>> Begin Data

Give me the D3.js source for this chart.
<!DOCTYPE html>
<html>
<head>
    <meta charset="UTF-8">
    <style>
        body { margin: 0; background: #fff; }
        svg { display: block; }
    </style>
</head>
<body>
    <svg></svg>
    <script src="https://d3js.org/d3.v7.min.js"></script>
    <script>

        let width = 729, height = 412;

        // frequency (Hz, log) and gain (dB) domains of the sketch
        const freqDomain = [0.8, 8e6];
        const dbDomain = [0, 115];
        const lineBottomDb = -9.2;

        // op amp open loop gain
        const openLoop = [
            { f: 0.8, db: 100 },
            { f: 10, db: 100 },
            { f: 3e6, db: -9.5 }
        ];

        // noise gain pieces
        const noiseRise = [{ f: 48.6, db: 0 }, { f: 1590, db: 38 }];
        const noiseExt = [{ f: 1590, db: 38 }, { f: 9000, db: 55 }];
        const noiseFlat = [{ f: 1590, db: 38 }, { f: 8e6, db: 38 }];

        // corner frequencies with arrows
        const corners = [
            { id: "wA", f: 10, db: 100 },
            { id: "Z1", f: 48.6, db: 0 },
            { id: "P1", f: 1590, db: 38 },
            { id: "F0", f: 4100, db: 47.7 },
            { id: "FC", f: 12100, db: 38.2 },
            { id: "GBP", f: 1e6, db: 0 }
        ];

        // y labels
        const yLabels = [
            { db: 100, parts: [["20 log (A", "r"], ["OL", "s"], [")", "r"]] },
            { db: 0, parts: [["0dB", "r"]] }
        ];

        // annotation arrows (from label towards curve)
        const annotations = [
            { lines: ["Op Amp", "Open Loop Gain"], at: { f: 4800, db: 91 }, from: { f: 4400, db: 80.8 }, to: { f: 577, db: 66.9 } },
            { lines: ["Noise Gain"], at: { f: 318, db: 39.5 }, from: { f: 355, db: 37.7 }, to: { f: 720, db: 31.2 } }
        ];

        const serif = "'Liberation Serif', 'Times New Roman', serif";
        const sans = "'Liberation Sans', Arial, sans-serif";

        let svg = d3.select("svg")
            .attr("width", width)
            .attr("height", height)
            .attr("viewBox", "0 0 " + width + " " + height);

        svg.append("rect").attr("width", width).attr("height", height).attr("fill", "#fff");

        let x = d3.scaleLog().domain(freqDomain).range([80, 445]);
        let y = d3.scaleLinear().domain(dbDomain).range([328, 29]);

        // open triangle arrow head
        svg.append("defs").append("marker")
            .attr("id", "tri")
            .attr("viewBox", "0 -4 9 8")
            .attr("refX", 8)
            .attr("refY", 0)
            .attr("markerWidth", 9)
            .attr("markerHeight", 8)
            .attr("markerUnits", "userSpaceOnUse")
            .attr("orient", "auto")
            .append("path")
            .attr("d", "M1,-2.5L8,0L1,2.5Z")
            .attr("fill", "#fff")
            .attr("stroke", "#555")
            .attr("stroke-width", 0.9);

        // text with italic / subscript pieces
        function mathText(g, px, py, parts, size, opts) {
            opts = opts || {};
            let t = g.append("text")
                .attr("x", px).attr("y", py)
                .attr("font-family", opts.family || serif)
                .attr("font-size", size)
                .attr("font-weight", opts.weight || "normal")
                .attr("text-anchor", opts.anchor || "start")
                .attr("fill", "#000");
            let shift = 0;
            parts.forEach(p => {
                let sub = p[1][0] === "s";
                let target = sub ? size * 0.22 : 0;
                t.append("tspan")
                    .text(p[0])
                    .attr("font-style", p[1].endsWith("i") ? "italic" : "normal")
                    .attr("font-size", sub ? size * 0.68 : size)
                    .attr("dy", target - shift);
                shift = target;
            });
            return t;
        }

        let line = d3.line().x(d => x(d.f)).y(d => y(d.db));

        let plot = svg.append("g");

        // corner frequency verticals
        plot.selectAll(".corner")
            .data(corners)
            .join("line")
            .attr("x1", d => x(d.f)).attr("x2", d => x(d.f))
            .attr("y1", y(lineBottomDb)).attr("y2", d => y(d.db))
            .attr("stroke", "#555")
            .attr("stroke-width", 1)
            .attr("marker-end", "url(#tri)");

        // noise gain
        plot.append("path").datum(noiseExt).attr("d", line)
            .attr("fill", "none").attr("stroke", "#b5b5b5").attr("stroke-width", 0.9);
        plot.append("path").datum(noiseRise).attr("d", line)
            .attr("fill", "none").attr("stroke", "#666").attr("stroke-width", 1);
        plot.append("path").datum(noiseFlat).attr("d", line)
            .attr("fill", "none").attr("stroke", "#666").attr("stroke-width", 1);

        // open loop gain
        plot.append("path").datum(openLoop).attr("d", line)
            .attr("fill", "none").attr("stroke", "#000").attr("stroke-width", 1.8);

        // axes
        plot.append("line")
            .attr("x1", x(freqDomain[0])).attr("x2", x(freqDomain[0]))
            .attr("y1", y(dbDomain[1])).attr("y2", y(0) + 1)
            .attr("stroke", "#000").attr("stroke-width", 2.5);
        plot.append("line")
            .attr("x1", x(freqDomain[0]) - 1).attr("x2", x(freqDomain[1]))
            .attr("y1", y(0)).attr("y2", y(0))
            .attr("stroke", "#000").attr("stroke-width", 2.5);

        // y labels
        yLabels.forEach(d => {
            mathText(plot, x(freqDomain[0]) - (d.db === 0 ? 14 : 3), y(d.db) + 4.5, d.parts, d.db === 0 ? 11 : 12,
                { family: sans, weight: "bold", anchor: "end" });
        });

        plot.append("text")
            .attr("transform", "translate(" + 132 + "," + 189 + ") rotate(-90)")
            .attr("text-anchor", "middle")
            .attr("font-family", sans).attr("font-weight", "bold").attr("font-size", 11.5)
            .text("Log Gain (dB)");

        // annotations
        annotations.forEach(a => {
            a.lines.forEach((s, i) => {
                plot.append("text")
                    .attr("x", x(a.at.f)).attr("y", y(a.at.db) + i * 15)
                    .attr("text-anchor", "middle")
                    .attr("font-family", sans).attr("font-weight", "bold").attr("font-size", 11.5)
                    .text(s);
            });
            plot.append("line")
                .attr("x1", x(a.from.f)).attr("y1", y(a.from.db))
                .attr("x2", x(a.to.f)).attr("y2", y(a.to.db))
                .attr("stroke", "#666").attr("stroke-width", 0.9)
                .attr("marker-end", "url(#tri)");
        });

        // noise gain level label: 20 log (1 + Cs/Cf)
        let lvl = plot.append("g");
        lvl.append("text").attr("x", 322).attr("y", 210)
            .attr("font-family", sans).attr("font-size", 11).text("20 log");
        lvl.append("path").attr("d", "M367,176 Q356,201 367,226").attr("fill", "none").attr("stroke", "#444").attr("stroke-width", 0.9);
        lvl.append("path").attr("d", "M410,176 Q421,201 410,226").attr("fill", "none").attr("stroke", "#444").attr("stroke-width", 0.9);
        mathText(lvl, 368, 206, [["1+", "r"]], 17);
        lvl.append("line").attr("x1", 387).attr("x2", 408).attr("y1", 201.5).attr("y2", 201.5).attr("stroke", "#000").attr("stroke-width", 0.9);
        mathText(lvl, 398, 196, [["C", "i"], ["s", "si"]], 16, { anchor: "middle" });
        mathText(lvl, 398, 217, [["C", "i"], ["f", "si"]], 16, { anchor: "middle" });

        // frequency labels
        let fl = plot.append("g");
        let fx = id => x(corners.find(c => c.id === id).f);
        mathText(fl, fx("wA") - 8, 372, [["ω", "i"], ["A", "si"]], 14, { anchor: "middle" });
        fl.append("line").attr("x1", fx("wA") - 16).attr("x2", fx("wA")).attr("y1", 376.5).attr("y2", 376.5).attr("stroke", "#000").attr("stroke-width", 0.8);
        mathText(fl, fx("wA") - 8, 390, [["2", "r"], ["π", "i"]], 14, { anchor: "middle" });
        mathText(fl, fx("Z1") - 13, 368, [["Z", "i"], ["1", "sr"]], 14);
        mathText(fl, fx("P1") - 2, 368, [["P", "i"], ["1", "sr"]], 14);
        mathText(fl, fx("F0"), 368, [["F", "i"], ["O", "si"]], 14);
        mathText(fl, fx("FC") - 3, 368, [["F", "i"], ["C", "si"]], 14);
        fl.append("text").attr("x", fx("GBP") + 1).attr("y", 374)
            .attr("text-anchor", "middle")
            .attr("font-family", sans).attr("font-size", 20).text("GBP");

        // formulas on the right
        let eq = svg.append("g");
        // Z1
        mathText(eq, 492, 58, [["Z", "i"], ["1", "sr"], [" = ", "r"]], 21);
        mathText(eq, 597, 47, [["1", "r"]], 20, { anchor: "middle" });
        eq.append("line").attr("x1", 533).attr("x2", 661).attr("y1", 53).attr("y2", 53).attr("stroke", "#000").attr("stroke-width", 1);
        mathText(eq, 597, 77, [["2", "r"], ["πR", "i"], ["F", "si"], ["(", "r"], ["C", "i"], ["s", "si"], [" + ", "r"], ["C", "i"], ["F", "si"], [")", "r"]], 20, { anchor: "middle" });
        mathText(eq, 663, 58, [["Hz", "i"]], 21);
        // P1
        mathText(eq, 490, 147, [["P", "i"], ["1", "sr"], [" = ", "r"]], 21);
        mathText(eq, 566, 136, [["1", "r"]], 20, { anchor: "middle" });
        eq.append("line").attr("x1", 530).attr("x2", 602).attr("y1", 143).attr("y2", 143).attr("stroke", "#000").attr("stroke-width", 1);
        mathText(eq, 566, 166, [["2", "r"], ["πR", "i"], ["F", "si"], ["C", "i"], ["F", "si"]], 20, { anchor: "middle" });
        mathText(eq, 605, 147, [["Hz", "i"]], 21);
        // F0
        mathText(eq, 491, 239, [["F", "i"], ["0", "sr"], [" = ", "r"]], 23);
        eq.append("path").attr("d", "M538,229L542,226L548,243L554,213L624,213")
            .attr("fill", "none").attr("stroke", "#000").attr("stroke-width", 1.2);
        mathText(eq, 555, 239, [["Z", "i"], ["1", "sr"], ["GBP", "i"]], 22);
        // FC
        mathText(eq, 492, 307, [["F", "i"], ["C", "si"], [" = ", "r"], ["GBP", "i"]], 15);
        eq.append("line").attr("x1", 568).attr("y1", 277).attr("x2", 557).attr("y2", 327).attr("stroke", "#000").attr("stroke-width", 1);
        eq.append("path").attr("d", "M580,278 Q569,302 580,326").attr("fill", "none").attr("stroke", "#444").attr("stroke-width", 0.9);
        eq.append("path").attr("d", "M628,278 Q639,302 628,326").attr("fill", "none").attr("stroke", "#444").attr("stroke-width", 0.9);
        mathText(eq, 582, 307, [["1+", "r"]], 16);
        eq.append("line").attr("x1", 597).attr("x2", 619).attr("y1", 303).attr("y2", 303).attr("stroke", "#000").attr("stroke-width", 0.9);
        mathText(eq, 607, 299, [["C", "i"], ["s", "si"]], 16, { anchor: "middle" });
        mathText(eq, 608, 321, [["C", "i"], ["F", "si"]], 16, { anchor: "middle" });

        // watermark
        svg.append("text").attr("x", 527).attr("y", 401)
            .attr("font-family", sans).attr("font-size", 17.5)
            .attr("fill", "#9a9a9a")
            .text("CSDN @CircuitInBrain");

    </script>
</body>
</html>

>> End Data
>> Begin Data

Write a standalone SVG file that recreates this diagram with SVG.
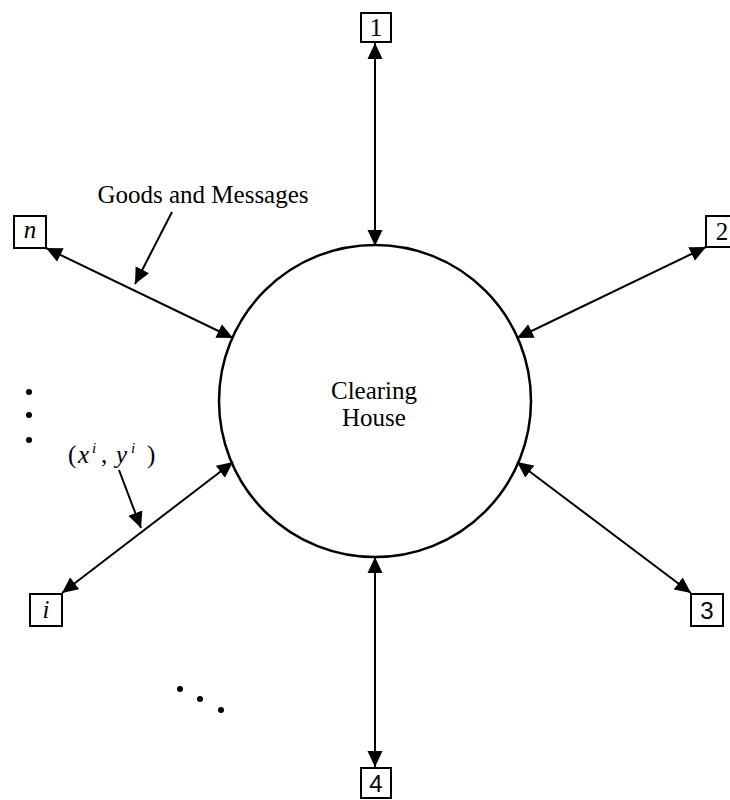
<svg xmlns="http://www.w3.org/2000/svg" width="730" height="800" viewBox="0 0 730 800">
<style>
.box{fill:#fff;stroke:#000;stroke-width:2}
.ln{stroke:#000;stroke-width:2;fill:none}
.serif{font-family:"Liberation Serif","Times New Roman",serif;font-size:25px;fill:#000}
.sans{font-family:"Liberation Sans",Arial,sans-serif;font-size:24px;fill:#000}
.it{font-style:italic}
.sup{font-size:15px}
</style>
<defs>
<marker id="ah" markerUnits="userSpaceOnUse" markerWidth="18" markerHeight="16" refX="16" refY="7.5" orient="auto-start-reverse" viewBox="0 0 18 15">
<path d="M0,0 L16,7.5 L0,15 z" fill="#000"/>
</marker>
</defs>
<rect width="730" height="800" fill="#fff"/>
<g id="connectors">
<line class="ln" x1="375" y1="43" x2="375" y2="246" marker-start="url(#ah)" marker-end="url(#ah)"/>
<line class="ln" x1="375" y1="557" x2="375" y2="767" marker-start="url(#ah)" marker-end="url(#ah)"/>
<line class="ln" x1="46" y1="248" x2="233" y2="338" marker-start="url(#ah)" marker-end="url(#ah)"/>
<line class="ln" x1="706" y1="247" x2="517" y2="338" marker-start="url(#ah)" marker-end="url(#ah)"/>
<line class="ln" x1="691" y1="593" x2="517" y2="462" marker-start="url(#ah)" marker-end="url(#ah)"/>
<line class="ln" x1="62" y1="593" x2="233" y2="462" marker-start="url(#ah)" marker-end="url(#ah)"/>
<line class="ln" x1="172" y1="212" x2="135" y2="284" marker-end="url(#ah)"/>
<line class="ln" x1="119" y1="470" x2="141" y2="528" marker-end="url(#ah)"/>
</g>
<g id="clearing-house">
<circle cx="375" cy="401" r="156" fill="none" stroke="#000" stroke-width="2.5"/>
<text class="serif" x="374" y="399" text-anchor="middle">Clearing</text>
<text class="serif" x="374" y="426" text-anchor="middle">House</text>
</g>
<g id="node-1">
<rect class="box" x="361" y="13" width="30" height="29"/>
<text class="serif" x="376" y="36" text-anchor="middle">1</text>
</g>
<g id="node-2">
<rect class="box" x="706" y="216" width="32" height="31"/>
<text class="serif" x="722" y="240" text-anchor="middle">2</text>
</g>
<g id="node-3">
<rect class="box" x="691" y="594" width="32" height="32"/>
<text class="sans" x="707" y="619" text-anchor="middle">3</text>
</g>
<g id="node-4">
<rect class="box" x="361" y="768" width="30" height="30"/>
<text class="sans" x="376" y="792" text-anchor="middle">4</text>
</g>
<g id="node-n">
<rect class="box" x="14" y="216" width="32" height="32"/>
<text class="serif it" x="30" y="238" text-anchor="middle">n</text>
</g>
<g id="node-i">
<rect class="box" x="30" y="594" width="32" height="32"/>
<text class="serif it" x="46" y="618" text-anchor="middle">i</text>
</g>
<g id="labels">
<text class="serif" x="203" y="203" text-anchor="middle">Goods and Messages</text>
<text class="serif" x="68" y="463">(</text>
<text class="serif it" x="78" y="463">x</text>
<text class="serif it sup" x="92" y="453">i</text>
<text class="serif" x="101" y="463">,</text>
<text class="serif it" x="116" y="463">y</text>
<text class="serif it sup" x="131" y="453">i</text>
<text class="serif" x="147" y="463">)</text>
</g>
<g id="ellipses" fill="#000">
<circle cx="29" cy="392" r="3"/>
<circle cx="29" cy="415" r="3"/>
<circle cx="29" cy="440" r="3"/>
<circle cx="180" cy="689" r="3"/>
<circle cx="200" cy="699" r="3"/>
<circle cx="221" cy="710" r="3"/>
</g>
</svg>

>> End Data

From the material above, copy each line that includes the word "this".

Complete answer:
Give me the D3.js source for this chart.
Write a standalone SVG file that recreates this diagram with SVG.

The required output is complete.